The Gun Control Crowd And Rural Voters

If November’s elections did nothing else, they’ve beautifully illustrated just how stark the rural-urban divide truly is in this nation. That’s not overly surprising, either. The cities and the country have pretty much always been different worlds, even though they reside within the same national borders.

For many, though, that divide is a significant problem. After all, if you want to push through gun control, you’re eventually going to need at least some of those rural voters to side with you.

Over at Newsweek, Assistant Professor of Political Science at Brigham Young University Ryan W. Davis has opted to tell the anti-gun left how they’re missing the boat with rural voters.

Guns may be the most polarizing issue in America. While some progressives dismiss calls for “understanding” gun owners as a Trojan horse, there is a purely pragmatic reason for them to care: gun lovers are voting against them. They don’t have to be. And the changes it would take to reach them are nearly costless.

When it comes to political partisanship, America is divided largely along geographical lines. Democrats tend to dominate the coasts and upper Midwest, and Republicans control the South, plains and Mountain West region. But more specifically, and as anyone who watched the election night newscasts could observe, the partisan divide is between urban and rural America. Rural areas vote red, and cities vote blue. Rural voters turned out overwhelmingly for Trump.

What’s going on? How has the GOP consolidated rural voters within its coalition?

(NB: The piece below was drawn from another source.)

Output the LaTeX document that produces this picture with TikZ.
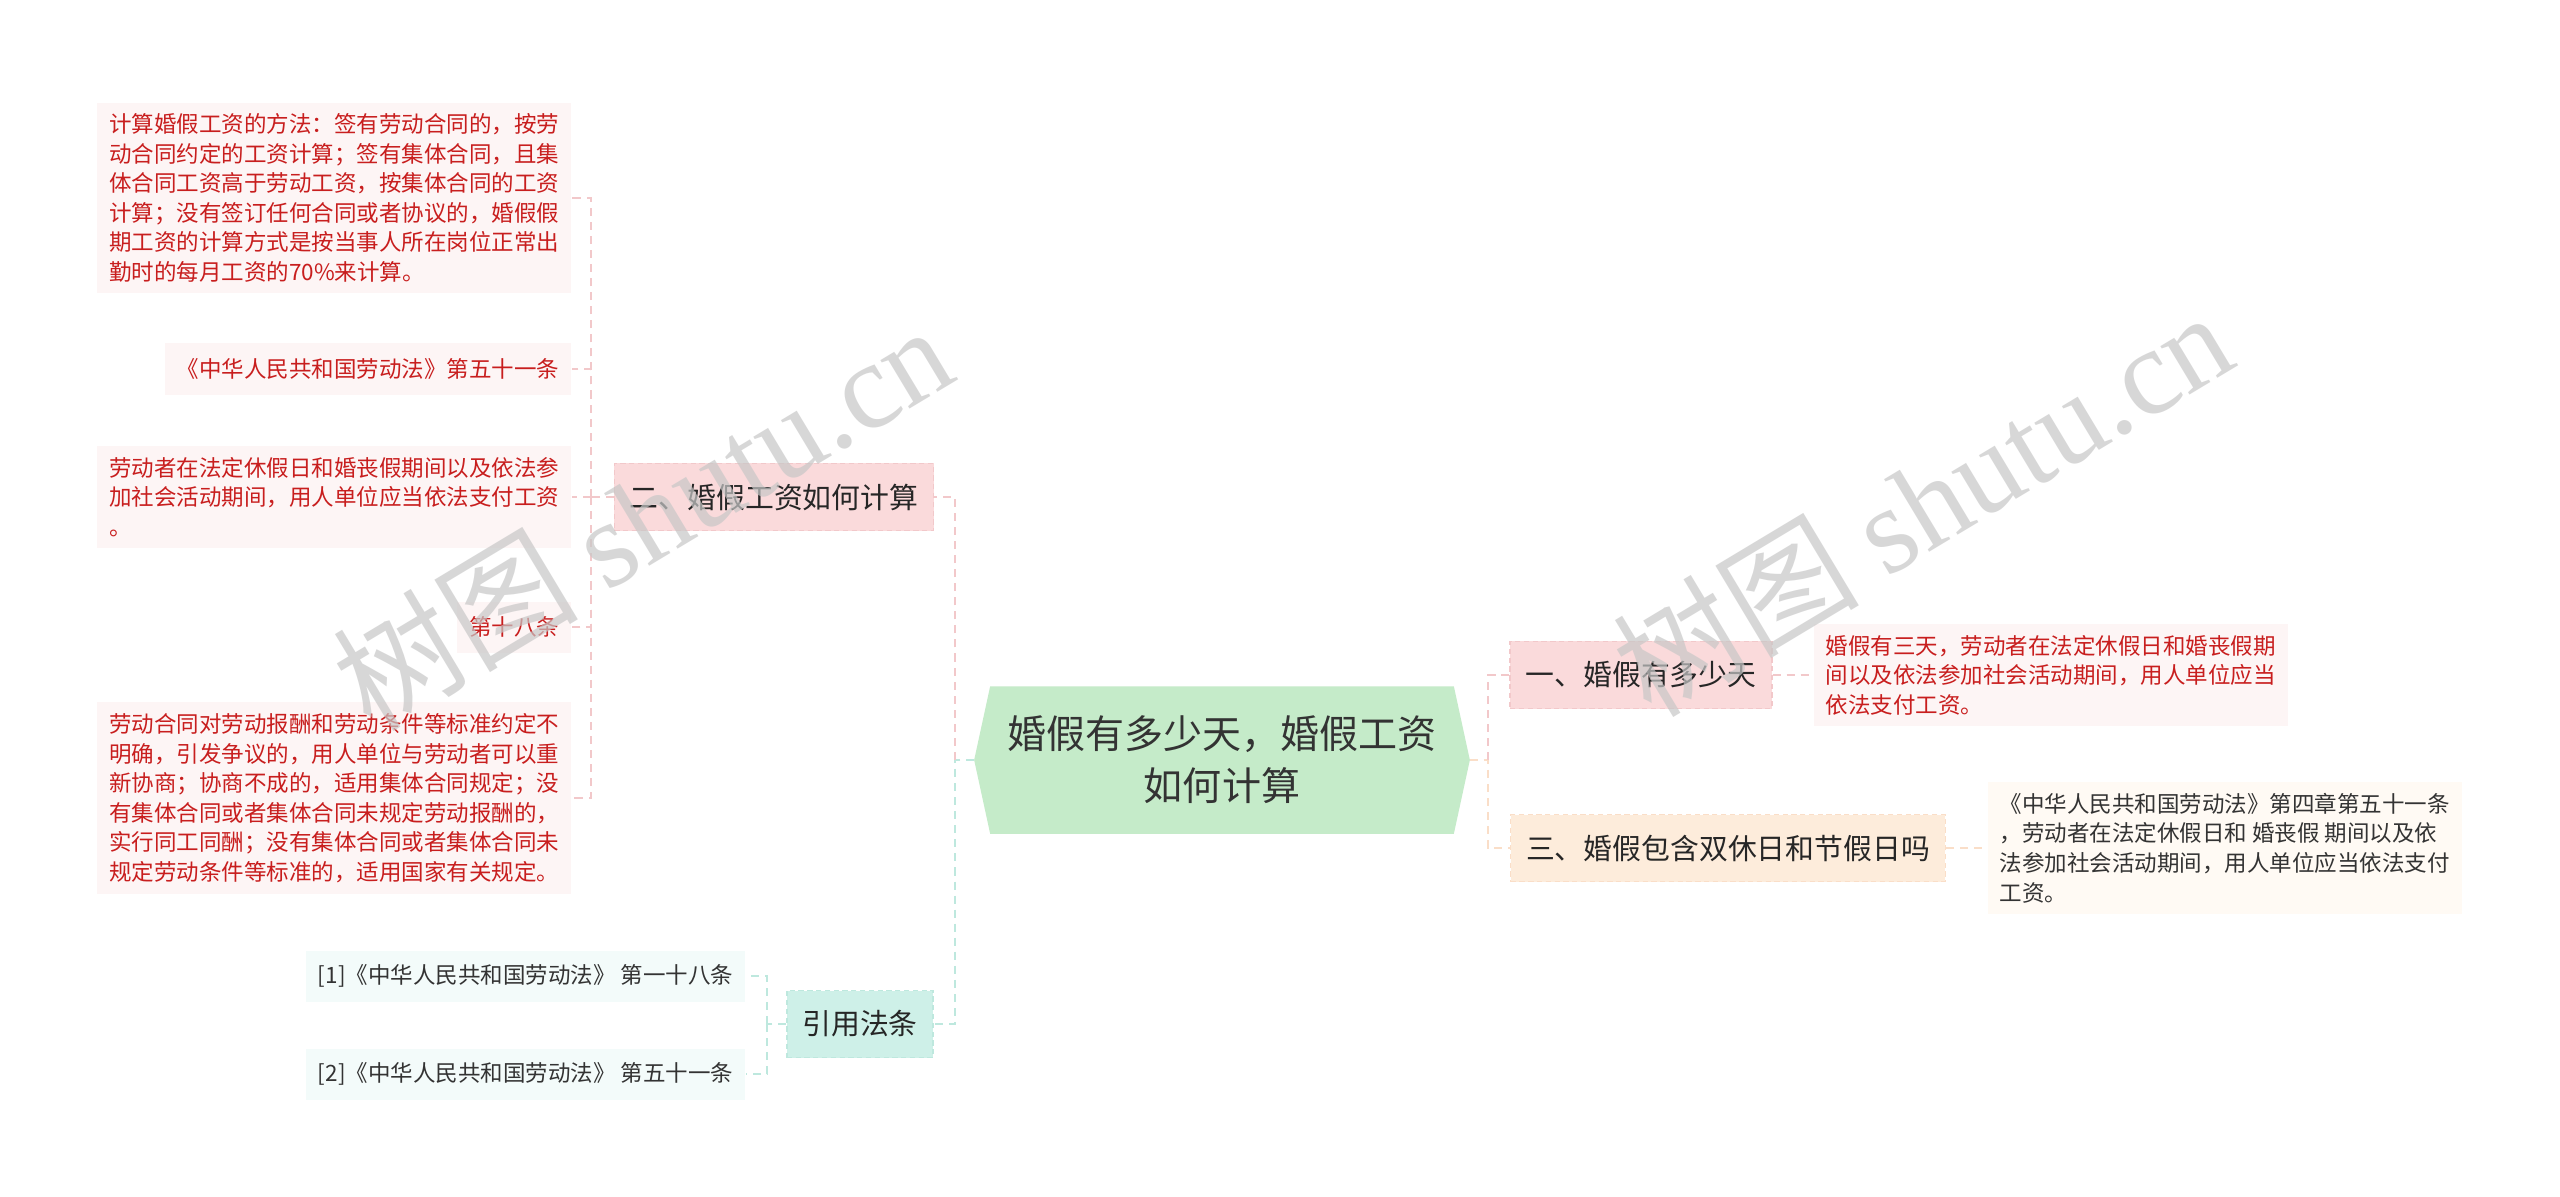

The issue of gun rights provides one piece of the puzzle, and a window into the larger issue of partisanship. The NRA is weaker than ever, but rural Americans don’t care any less about guns.

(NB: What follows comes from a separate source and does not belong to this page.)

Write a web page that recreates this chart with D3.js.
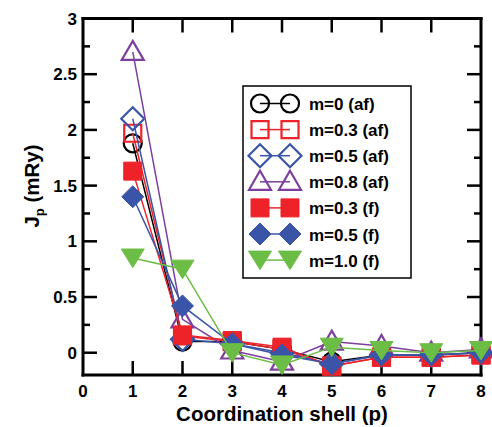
<!DOCTYPE html>
<html>
<head>
<meta charset="utf-8">
<script src="https://cdn.jsdelivr.net/npm/d3@7"></script>
<style>
  html, body { margin: 0; padding: 0; background: #fff; }
  svg { display: block; font-family: "Liberation Sans", Arial, Helvetica, sans-serif; font-weight: bold; }
</style>
</head>
<body>
<svg id="chart" width="492" height="427"></svg>
<script>
// Coordination shells
const shells = [1, 2, 3, 4, 5, 6, 7, 8];

// Exchange constants J_p (mRy) per series
const jM0af   = [1.88, 0.10, 0.10, 0.03, -0.08, -0.02, -0.02, 0.00];
const jM03af  = [1.97, 0.15, 0.10, 0.03, -0.12, -0.04, -0.04, -0.02];
const jM05af  = [2.10, 0.12, 0.08, 0.00, -0.10, -0.02, -0.02, 0.00];
const jM08af  = [2.70, 0.30, 0.02, -0.08, 0.10, 0.06, 0.00, 0.03];
const jM03f   = [1.63, 0.16, 0.11, 0.05, -0.12, -0.04, -0.04, -0.02];
const jM05f   = [1.40, 0.42, 0.08, -0.02, -0.10, -0.02, -0.02, 0.00];
const jM10f   = [0.85, 0.75, 0.00, -0.11, 0.05, 0.02, 0.00, 0.02];

const seriesLabels = ["m=0 (af)", "m=0.3 (af)", "m=0.5 (af)", "m=0.8 (af)", "m=0.3 (f)", "m=0.5 (f)", "m=1.0 (f)"];
const seriesValues = [jM0af, jM03af, jM05af, jM08af, jM03f, jM05f, jM10f];
const seriesColors = ["#000000", "#ee2229", "#3a55a8", "#7d3f9e", "#ee2229", "#3a55a8", "#6cbd45"];
const seriesShapes = ["circle", "square", "diamond", "triangle", "square", "diamond", "triangleDown"];
const seriesFilled = [false, false, false, false, true, true, true];

const xTicks = [0, 1, 2, 3, 4, 5, 6, 7, 8];
const yTicks = [0, 0.5, 1, 1.5, 2, 2.5, 3];
const yTickLabels = ["0", "0.5", "1", "1.5", "2", "2.5", "3"];
const yMinorTicks = [0.25, 0.75, 1.25, 1.75, 2.25, 2.75];

const svg = d3.select("#chart");
const plot = { left: 83, right: 481, top: 18.5, bottom: 375 };

const x = d3.scaleLinear().domain([0, 8]).range([plot.left, plot.right]);
const y = d3.scaleLinear().domain([-0.2, 3]).range([plot.bottom, plot.top]);

// Marker outlines, centred at the data point
function markerPath(shape, filled) {
  const p = d3.path();
  if (shape === "circle") {
    p.arc(0, 0, 9, 0, 2 * Math.PI);
  } else if (shape === "square") {
    const h = filled ? 9 : 8.5;
    p.rect(-h, -h, 2 * h, 2 * h);
  } else if (shape === "diamond") {
    const h = filled ? 11 : 11.5;
    p.moveTo(0, -h); p.lineTo(h, 0); p.lineTo(0, h); p.lineTo(-h, 0); p.closePath();
  } else if (shape === "triangle") {
    p.moveTo(0, -11); p.lineTo(11, 8); p.lineTo(-11, 8); p.closePath();
  } else if (shape === "triangleDown") {
    p.moveTo(0, 9.5); p.lineTo(11.5, -9); p.lineTo(-11.5, -9); p.closePath();
  }
  return p.toString();
}

function drawMarker(g, shape, filled, color) {
  g.append("path")
    .attr("d", markerPath(shape, filled))
    .attr("fill", filled ? color : "none")
    .attr("stroke", color)
    .attr("stroke-width", filled ? 1 : 2.2)
    .attr("stroke-linejoin", "miter");
}

// Frame and inward ticks, built as thin filled bars
const frameW = 3, tickW = 2.5, majorLen = 14, minorLen = 7;
const bars = [];
bars.push([plot.left - frameW / 2, plot.top - frameW / 2, plot.right - plot.left + frameW, frameW]);
bars.push([plot.left - frameW / 2, plot.bottom - frameW / 2, plot.right - plot.left + frameW, frameW]);
bars.push([plot.left - frameW / 2, plot.top - frameW / 2, frameW, plot.bottom - plot.top + frameW]);
bars.push([plot.right - frameW / 2, plot.top - frameW / 2, frameW, plot.bottom - plot.top + frameW]);
xTicks.slice(1, -1).forEach(t => {
  bars.push([x(t) - tickW / 2, plot.bottom - majorLen, tickW, majorLen]);
  bars.push([x(t) - tickW / 2, plot.top, tickW, majorLen]);
});
yTicks.forEach(t => {
  bars.push([plot.left, y(t) - tickW / 2, majorLen, tickW]);
  bars.push([plot.right - majorLen, y(t) - tickW / 2, majorLen, tickW]);
});
yMinorTicks.forEach(t => {
  bars.push([plot.left, y(t) - tickW / 2, minorLen, tickW]);
  bars.push([plot.right - minorLen, y(t) - tickW / 2, minorLen, tickW]);
});
svg.append("g").selectAll("rect").data(bars).join("rect")
  .attr("x", d => d[0]).attr("y", d => d[1])
  .attr("width", d => d[2]).attr("height", d => d[3])
  .attr("fill", "#000000");

// Data series: connecting line, then markers
const line = d3.line().x((d, i) => x(shells[i])).y(d => y(d));
seriesValues.forEach((vals, si) => {
  const g = svg.append("g");
  g.append("path")
    .attr("d", line(vals))
    .attr("fill", "none")
    .attr("stroke", seriesColors[si])
    .attr("stroke-width", 1.5);
  vals.forEach((v, i) => {
    const mg = g.append("g").attr("transform", `translate(${x(shells[i])},${y(v)})`);
    drawMarker(mg, seriesShapes[si], seriesFilled[si], seriesColors[si]);
  });
});

// Tick labels
svg.append("g").selectAll("text").data(xTicks).join("text")
  .attr("x", d => x(d)).attr("y", 397)
  .attr("text-anchor", "middle").attr("font-size", 17)
  .text(d => d);
svg.append("g").selectAll("text").data(yTicks).join("text")
  .attr("x", 77).attr("y", d => y(d) + 6)
  .attr("text-anchor", "end").attr("font-size", 17)
  .text((d, i) => yTickLabels[i]);

// Axis titles
svg.append("text")
  .attr("x", 282).attr("y", 421)
  .attr("text-anchor", "middle").attr("font-size", 20.5)
  .text("Coordination shell (p)");
const yt = svg.append("text")
  .attr("transform", "translate(39,186) rotate(-90)")
  .attr("text-anchor", "middle").attr("font-size", 20.5);
yt.append("tspan").text("J");
yt.append("tspan").attr("dy", 5).attr("font-size", 13).text("p");
yt.append("tspan").attr("dy", -5).text(" (mRy)");

// Legend
const legend = svg.append("g");
legend.append("rect")
  .attr("x", 243).attr("y", 86).attr("width", 168).attr("height", 192)
  .attr("fill", "#fff").attr("stroke", "#000").attr("stroke-width", 1.5);
seriesLabels.forEach((lab, si) => {
  const cy = 103.5 + si * 26.1;
  const row = legend.append("g");
  row.append("line").attr("x1", 260).attr("x2", 290).attr("y1", cy).attr("y2", cy)
    .attr("stroke", seriesColors[si]).attr("stroke-width", 1.5);
  [260, 290].forEach(cx => {
    drawMarker(row.append("g").attr("transform", `translate(${cx},${cy})`), seriesShapes[si], seriesFilled[si], seriesColors[si]);
  });
  row.append("text").attr("x", 309).attr("y", cy + 6.5)
    .attr("font-size", 17).text(lab);
});
</script>
</body>
</html>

Nothing else can play the role of guns. Hunting together demands a very specific mix of trust, endurance, skill and coordination. It confers status and prestige in groups where those honors might otherwise be hard to come by. Carrying a gun shows to others—and to yourself—that you’re fully a part. In psychologists’ terms, guns provide a way of self-symbolizing. Earlier I said we care about what guns mean to us, but that isn’t quite right. We care about what guns mean about us.

Some folks look down their noses at symbolic values. I’ve tried to argue that’s a mistake. No one lives a symbol-free life. Wanting to choose your career, or life partner, or to have your vote counted or religious traditions respected—all of these matter as ways of showing (to ourselves, as much as anyone) that we’re full members of our social world.

Here, I agree with Davis. While I don’t think of guns as symbols, I do think that the argument against them as such is kind of lame. Especially from a party that rallies behind a rainbow flag on a regular basis. How is that not a symbol? As such, how are so many related values not also symbolic values? Sure, they’re heartfelt, but so is our passion for the Second Amendment.

Where Davis loses me, though, is that he believes that rural voters do, ultimately, agree with many gun control positions while opposing gun-control candidates for sending the wrong signals.

That’s a mistake.

See, first, most rural voters who take positions on guns tend to be very gun-rights oriented. They’re not actually interested in restricting magazine capacity. After all, their Glock 19 has a 15-round magazine that would run afoul of a magazine ban, for example. They vote against gun control because they oppose gun control. Period.

Sure, they may tell a pollster something different, but when the rubber meets the road, they want their gun rights left alone.

Davis goes on to argue that the secret is to change how gun control is spoken about. Again, I disagree. The truth is that we argue anti-gunners want all of our guns not because of how they phrase their comments, but because history has shown us that it’s never enough for them. They’ll continue to take and take and take until there’s nothing left. Once we saw that, we drew a line in the sand and vowed not to give another inch of ground.

A kinder, gentler anti-gun movement won’t change that. They can’t erase their history, so if they want to address the rural-urban divide, they need to start acknowledging that the needs of the rural areas require firearms. It’s not that the country folks just like their guns, they need them. They need them for hunting, sure, but they also need them to protect a homestead that may be miles upon miles away from the nearest law enforcement officer.

Until they can grok that, there’s really no need for them to even bother trying to reach out. No one is interested in listening.